Assunção, Janeiro de 1997
As pinturas de Feliciano Centurión irromperam repentinamente no nosso país durante os anos 80. Havia decidido retomar sua história pessoal com o Paraguai. Retornava então, com uma pintura veemente e decidida; uma imagem carregada de expressão e animada já pelo sentido de humor e uma preocupação pelo conflito da condição humana, aspectos que impregnariam posteriormente a sua obra inteira. Este conflito estava planejado basicamente nos termos de uma tensão entre o sujeito e o tempo adverso ou cúmplice que o condiciona: que o limita e que o redime.
Posteriormente, abandona as telas para trabalhar suportes que, simultaneamente conectados com a ideia de domesticidade e as pautas da estética industrial, remetem aos múltiplos conflitos que abrumam o panorama da estética contemporânea. Fiel ao seu momento, Feliciano soube detectar no ar a presença de questões complexas e cruzadas, de oposições ramificadas que planteiam problemas quiçá irresolúveis e se conectam confusamente com puras interrogantes, com metáforas errantes que não buscam nada além de uma cena onde se apresentarem, sem tentar revelar cifras nem delatar o lugar do segredo.

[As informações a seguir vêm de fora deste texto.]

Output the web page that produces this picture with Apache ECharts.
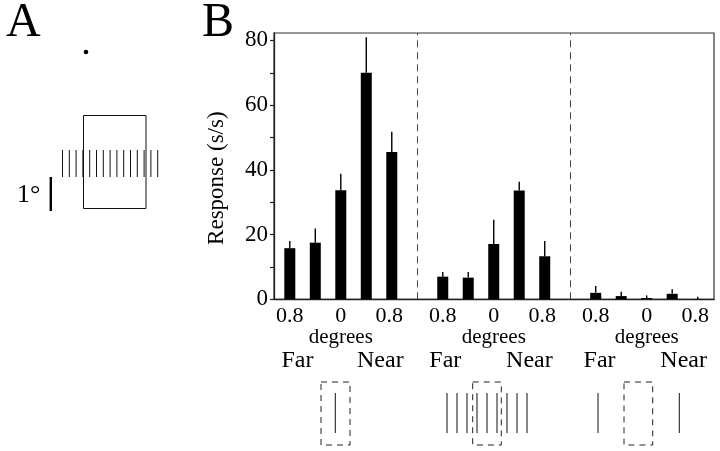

Os suportes nomeiam a questão que enfrenta o artesanal e o seriado. O problema da aura, o tema do reproduzível e do único, do criativo e do técnico, assuntos que obcecam a uma cultura assediada pelo transborde de estereótipos e de moldes. O artista promove um debate entre os desenhos fabris de cobertas, os carpetes, os gobelins e as intervenciones que ele mesmo gera através de pinturas acrílicas, apliques e bordados. Ao se enfrentar a uma e outra, o artesanato mais direto e a fatura industrial liberam uma constelação do material e do valor do meramente ornamental…
…Uma das últimas obras do Feliciano trabalha o que é brega e o trivial, até um extremo tal, que recai em uma posição, diria, quase radical. Os pequenos pedaços de renda e gobelins são bordados manualmente com legendas breves que falam de amores ideais, do medo à solidão, de despedidas e esperança.
São conjuros nímios, lugares comuns reabilitados pela verdade de uma situação limite que os tornam vibrantes e extremos, quase circunspectos.
Feliciano não perde a linha do humor nem abandona o jogo paródico com a linguagem, mas a sua busca do revés, de um aforismo gastado, o leva a entrever o por trás dos clichés e a sugerir a veia dramática que anima ao signo menor quando este é gritado com força genuína.
O artista se calou agora. Restam-nos as chaves inquietantes do seu mundo de imagens cotidianas que desde o signo miúdo e o ornamento, conjuram vigilantes, a morte.